── Dataset records

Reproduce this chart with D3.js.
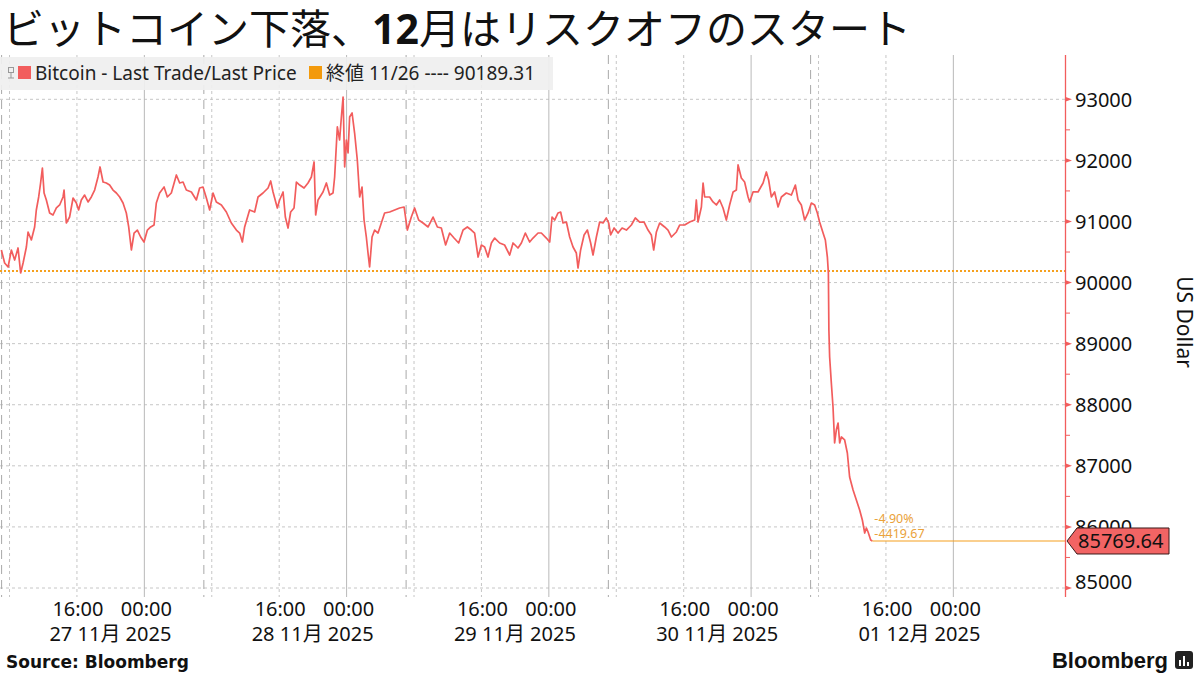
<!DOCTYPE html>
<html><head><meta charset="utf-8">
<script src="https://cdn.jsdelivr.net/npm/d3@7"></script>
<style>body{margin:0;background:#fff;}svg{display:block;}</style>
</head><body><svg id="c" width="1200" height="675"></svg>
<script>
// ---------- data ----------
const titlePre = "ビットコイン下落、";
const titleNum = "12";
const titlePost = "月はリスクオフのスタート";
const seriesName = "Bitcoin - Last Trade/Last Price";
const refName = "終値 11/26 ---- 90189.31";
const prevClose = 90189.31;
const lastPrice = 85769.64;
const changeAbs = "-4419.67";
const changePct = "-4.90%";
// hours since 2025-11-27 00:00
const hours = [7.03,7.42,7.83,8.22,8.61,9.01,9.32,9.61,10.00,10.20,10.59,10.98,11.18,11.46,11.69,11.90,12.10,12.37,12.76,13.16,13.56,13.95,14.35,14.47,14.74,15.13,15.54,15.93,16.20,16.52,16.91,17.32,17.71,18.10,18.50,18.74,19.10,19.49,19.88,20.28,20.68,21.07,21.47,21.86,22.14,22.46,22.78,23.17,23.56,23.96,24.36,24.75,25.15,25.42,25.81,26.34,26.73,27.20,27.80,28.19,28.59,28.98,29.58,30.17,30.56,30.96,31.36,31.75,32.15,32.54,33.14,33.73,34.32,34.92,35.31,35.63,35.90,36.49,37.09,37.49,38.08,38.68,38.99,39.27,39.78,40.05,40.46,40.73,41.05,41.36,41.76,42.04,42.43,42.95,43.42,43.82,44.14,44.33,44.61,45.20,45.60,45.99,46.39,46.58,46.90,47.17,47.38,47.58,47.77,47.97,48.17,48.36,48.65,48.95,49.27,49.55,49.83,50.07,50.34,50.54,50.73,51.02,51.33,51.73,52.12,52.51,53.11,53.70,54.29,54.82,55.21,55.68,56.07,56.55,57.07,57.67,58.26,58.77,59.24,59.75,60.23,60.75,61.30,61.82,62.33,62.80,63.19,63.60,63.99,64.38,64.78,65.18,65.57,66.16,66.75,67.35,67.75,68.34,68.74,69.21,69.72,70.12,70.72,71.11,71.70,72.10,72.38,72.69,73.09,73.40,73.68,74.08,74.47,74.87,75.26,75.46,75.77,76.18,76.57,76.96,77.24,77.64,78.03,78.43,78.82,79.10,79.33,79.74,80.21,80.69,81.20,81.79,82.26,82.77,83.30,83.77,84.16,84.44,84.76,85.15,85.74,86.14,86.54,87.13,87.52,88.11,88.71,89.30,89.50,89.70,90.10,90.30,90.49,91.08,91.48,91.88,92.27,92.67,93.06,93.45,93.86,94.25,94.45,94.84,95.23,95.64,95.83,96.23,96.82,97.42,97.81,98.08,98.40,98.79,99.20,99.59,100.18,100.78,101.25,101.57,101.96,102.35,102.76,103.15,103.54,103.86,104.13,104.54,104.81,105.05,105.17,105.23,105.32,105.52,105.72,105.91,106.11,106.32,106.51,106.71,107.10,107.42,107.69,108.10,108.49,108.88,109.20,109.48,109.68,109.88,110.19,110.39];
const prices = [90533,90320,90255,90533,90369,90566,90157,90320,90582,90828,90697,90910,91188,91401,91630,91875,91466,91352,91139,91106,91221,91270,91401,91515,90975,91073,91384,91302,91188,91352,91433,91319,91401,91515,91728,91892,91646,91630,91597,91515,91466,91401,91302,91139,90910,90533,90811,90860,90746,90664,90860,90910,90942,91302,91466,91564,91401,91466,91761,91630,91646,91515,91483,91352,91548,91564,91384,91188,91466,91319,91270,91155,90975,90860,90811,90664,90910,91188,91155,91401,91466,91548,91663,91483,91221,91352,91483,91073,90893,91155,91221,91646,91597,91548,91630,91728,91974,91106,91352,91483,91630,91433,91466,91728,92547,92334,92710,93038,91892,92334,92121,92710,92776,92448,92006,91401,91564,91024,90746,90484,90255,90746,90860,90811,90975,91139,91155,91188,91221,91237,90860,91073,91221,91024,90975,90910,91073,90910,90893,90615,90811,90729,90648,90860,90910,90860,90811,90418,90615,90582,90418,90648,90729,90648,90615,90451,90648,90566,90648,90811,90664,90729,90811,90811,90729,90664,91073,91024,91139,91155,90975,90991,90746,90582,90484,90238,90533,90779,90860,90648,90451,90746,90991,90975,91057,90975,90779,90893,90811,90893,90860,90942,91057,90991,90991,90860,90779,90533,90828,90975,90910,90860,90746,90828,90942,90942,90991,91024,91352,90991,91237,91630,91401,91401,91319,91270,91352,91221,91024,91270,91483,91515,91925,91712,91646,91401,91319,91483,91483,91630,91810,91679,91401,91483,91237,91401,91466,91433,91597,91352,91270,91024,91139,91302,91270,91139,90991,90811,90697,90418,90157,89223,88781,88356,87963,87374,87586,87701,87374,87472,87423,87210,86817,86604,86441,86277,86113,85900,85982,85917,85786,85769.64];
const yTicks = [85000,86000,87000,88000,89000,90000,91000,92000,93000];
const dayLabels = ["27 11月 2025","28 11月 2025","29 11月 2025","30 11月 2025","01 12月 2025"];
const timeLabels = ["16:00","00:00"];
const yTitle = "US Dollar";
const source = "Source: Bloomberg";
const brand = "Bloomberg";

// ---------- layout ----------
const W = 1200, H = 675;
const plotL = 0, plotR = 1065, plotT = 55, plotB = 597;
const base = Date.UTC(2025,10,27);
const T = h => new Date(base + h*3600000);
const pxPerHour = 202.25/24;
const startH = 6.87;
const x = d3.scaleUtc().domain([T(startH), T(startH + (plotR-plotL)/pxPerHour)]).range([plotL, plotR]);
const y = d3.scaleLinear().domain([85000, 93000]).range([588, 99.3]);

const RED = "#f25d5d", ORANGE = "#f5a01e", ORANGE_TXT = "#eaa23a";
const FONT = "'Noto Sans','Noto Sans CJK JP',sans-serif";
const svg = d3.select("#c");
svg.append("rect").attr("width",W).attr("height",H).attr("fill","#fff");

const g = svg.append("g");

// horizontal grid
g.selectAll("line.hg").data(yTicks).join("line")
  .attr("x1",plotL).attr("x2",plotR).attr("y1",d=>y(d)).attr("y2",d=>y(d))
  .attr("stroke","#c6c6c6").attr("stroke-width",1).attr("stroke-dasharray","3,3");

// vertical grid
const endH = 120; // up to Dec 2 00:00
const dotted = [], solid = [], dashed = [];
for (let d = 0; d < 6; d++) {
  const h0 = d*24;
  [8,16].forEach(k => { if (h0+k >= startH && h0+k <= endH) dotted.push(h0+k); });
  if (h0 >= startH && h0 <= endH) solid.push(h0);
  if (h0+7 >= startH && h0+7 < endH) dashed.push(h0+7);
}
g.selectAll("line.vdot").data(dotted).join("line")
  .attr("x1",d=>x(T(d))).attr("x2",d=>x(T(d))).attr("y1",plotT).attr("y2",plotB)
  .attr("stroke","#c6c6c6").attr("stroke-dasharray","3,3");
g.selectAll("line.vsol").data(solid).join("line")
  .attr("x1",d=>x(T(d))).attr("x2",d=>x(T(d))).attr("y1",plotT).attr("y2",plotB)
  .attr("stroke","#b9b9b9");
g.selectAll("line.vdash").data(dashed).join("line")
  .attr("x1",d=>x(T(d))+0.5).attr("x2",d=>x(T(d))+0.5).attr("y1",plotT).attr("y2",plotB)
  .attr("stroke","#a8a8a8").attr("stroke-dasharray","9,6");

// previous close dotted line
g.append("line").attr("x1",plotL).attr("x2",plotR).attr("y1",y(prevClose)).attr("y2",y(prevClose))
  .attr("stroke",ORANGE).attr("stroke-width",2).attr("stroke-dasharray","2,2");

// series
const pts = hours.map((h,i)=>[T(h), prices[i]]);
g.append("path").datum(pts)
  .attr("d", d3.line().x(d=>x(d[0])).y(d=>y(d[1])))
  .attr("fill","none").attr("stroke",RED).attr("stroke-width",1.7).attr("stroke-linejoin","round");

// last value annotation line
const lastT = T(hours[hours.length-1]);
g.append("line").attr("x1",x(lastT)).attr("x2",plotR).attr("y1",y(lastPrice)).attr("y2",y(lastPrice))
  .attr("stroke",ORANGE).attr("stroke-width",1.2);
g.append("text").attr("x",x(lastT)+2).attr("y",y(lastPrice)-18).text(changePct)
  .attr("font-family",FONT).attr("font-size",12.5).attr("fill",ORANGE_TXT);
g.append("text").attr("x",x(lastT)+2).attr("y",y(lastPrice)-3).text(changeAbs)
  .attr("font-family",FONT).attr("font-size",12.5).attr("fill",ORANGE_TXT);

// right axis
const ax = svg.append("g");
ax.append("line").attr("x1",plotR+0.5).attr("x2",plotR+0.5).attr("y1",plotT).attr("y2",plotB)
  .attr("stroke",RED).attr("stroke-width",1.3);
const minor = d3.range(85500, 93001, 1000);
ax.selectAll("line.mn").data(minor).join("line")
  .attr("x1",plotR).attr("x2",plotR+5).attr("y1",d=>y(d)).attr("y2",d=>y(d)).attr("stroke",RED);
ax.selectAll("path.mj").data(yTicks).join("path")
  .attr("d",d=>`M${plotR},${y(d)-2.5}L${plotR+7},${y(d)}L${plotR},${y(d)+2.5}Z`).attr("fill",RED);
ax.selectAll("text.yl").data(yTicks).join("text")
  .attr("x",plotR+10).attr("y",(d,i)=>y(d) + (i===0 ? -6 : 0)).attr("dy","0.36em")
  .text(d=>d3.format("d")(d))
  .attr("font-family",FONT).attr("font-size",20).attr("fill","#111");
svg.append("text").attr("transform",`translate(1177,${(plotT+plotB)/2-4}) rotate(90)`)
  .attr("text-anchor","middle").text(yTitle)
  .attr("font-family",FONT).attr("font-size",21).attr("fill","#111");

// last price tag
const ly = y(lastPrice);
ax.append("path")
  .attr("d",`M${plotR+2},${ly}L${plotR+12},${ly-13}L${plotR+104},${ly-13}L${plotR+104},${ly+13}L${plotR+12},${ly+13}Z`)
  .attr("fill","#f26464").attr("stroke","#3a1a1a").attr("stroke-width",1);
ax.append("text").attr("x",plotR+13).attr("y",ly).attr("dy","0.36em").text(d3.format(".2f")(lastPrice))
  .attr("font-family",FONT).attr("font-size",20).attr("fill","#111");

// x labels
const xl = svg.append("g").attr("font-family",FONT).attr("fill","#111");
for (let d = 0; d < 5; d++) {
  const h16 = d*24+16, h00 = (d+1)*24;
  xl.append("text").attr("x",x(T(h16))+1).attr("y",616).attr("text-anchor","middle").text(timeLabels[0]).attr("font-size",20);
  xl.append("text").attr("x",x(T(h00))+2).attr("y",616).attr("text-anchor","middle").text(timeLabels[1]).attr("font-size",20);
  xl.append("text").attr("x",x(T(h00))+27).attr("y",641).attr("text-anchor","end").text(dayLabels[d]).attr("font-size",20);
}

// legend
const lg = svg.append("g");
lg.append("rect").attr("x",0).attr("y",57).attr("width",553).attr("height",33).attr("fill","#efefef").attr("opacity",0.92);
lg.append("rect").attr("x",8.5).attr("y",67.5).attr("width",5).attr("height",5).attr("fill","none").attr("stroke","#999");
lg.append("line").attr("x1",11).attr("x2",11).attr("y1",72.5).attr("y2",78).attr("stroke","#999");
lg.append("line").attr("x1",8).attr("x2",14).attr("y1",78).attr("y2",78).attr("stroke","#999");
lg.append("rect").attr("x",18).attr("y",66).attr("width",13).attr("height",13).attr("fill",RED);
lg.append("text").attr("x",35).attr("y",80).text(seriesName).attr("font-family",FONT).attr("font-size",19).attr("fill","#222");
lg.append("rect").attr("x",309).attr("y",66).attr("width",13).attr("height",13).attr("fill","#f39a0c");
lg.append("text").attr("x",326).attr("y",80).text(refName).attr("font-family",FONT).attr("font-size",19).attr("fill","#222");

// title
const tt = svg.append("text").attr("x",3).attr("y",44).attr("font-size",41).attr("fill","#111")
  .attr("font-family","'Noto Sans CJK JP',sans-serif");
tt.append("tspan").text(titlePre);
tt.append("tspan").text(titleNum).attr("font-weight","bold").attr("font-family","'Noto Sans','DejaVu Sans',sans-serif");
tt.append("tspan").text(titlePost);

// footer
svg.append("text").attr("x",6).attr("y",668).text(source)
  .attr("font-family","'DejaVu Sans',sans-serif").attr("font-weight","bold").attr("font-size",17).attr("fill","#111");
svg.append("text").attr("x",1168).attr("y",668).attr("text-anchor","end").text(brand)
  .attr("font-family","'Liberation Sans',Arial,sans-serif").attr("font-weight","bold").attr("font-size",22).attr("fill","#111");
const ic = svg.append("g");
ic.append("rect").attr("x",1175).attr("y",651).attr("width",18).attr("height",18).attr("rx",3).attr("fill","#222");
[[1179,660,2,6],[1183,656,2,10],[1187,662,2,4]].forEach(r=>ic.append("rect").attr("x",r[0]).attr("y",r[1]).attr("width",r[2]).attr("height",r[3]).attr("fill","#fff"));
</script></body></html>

────
── Dataset records

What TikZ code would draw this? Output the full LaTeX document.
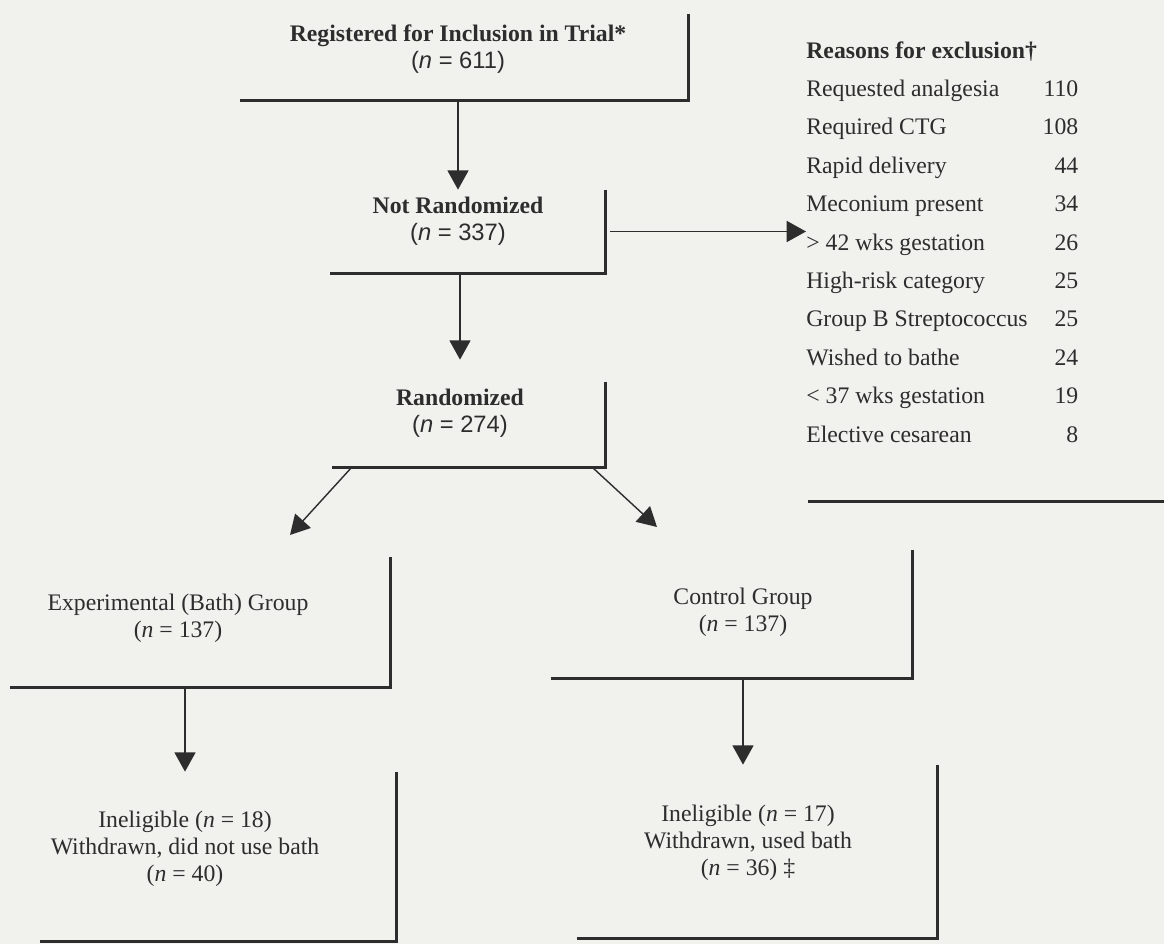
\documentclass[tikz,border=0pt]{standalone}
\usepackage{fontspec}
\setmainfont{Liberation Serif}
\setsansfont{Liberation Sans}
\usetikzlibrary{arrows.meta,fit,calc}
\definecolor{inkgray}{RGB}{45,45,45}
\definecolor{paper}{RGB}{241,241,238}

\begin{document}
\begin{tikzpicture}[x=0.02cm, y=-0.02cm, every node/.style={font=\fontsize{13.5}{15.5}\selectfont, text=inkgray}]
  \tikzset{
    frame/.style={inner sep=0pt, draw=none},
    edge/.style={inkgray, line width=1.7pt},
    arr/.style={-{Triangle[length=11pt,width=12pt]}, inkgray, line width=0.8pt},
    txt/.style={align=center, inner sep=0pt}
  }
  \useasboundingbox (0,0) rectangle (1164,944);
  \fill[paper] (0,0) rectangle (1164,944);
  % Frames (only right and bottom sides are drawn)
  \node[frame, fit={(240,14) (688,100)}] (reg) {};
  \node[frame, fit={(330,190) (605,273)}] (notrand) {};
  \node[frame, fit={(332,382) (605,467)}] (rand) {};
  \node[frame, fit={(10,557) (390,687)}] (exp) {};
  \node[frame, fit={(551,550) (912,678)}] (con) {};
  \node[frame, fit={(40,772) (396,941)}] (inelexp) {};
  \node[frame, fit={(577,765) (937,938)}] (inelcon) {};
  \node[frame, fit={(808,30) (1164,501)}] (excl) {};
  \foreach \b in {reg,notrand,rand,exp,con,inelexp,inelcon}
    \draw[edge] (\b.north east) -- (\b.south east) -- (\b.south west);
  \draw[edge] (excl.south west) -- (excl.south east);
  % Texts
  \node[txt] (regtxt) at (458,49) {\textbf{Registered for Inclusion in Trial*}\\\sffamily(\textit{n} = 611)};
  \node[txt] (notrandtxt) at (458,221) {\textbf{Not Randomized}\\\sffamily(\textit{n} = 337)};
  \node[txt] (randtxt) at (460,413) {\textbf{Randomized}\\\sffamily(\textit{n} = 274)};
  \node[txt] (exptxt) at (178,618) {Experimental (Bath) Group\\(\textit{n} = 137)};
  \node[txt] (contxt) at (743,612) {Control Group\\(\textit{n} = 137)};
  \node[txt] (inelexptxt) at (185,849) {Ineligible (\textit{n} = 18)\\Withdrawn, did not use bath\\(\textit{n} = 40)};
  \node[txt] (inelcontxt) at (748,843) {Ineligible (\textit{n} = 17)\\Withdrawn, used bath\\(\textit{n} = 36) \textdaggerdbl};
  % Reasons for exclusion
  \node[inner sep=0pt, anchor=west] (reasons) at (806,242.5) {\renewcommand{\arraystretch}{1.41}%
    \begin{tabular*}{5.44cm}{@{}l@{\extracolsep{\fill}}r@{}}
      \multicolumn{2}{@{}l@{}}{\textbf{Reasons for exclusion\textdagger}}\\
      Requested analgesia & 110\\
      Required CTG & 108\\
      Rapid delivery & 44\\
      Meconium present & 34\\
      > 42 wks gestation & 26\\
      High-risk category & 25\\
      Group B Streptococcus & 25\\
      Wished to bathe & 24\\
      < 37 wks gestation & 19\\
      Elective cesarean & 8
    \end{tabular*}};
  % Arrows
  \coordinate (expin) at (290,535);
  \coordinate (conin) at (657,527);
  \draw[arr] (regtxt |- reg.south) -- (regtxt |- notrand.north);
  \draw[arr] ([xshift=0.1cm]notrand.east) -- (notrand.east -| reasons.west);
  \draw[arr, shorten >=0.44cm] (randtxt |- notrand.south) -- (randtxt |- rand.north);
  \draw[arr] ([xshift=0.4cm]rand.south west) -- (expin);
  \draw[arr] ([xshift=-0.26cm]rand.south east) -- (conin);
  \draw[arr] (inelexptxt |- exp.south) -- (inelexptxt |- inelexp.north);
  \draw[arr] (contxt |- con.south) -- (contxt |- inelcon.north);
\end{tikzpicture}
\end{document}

────
── Dataset records

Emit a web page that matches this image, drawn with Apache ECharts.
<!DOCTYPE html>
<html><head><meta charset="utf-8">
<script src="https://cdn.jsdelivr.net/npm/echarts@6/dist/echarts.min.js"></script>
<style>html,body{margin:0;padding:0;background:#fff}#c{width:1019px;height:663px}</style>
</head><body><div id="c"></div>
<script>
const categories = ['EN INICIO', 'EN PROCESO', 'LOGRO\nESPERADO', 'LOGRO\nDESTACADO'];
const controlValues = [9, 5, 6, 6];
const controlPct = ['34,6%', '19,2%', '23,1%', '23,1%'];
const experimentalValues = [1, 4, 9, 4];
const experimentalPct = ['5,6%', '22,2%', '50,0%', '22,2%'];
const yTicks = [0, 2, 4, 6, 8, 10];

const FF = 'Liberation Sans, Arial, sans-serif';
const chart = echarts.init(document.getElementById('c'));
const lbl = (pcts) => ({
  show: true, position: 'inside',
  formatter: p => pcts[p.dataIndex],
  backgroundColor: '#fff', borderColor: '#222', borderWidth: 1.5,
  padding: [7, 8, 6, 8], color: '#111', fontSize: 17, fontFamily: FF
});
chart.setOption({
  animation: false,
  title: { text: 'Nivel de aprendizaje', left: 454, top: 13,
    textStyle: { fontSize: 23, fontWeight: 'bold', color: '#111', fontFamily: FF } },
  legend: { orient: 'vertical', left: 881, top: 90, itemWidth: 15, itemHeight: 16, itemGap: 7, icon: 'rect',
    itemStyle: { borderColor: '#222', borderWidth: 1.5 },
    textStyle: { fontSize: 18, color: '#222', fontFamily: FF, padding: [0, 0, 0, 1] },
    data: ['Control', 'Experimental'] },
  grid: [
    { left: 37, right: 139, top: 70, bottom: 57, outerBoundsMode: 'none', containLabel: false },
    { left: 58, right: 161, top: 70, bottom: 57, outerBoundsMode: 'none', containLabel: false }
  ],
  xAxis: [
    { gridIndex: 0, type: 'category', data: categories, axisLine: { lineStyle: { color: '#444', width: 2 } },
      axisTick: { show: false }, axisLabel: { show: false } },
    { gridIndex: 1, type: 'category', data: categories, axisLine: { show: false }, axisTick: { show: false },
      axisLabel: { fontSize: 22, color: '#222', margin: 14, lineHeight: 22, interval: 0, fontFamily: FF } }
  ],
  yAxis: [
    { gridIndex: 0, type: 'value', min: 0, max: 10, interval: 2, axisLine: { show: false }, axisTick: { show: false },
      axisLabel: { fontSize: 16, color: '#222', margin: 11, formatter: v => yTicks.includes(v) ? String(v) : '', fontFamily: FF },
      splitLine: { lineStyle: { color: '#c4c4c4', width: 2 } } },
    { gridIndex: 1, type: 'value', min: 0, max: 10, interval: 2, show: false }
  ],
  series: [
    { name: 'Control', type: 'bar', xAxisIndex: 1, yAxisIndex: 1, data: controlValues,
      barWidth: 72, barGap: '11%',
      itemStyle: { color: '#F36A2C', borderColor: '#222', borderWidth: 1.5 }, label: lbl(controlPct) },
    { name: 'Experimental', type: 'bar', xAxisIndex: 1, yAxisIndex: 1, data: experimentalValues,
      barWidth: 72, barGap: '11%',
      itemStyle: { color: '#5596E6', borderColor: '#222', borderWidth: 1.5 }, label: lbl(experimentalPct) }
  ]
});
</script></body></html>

────

▶ **Exercise prompt**
Find every line that holds "this" and copy it.

▶ **Task answer**
Reproduce this chart with D3.js.
What TikZ code would draw this? Output the full LaTeX document.
Emit a web page that matches this image, drawn with Apache ECharts.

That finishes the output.